_COLLECTED DATA_
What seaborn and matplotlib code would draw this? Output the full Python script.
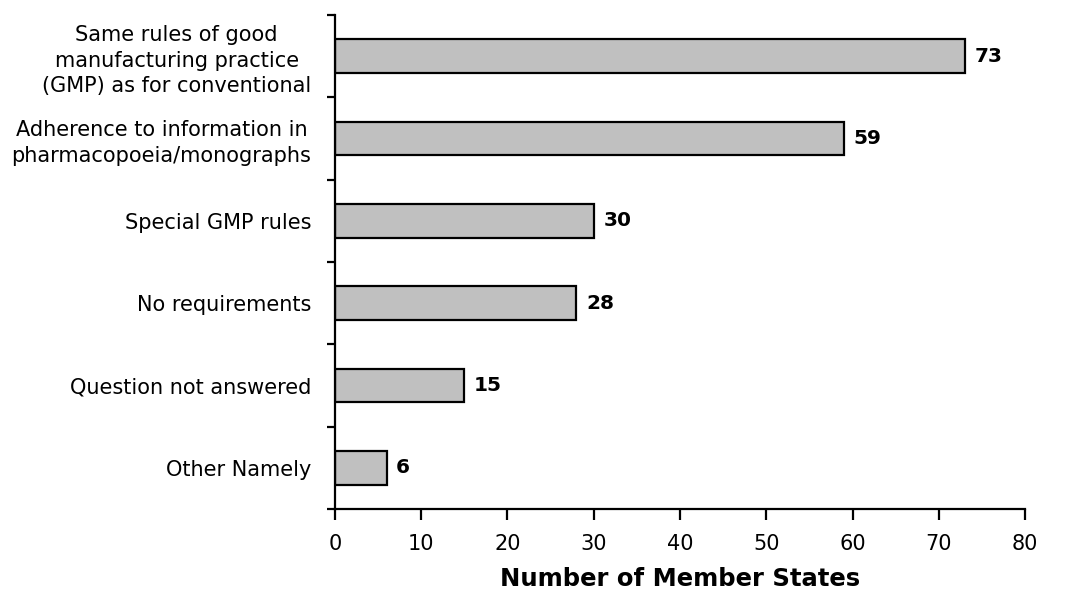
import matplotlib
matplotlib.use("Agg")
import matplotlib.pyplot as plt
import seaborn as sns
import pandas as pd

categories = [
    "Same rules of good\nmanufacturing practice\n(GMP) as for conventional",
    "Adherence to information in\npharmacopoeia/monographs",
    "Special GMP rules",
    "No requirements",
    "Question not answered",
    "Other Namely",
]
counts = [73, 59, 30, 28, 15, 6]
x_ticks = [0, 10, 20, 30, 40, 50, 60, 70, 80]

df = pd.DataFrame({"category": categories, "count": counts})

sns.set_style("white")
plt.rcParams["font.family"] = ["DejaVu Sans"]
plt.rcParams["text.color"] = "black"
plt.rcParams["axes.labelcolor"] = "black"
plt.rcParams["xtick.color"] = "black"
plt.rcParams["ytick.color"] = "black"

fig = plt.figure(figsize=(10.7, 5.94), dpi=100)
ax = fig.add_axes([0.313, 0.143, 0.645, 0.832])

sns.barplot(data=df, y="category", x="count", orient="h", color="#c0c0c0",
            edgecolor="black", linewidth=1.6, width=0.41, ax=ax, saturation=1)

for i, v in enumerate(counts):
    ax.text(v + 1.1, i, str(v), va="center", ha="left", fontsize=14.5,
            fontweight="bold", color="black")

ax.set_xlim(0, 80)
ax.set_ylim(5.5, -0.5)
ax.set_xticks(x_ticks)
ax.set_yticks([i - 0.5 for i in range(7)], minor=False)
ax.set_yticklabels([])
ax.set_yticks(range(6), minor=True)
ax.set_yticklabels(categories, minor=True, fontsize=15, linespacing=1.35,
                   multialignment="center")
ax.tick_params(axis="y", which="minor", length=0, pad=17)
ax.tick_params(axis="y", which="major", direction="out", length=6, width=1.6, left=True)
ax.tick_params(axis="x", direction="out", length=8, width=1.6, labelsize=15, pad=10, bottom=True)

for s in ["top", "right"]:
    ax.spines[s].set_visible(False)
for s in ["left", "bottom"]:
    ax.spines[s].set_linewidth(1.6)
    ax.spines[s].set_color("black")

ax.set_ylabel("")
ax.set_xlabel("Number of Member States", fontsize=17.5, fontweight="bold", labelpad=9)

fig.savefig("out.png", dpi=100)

_TASK DESCRIPTION_
Extract the lines exactly, please: the first line of the listing, the line with "import pandas as pd", and every line between them, but no pictures.

_COMPLETE OUTPUT_
What seaborn and matplotlib code would draw this? Output the full Python script.
import matplotlib
matplotlib.use("Agg")
import matplotlib.pyplot as plt
import seaborn as sns
import pandas as pd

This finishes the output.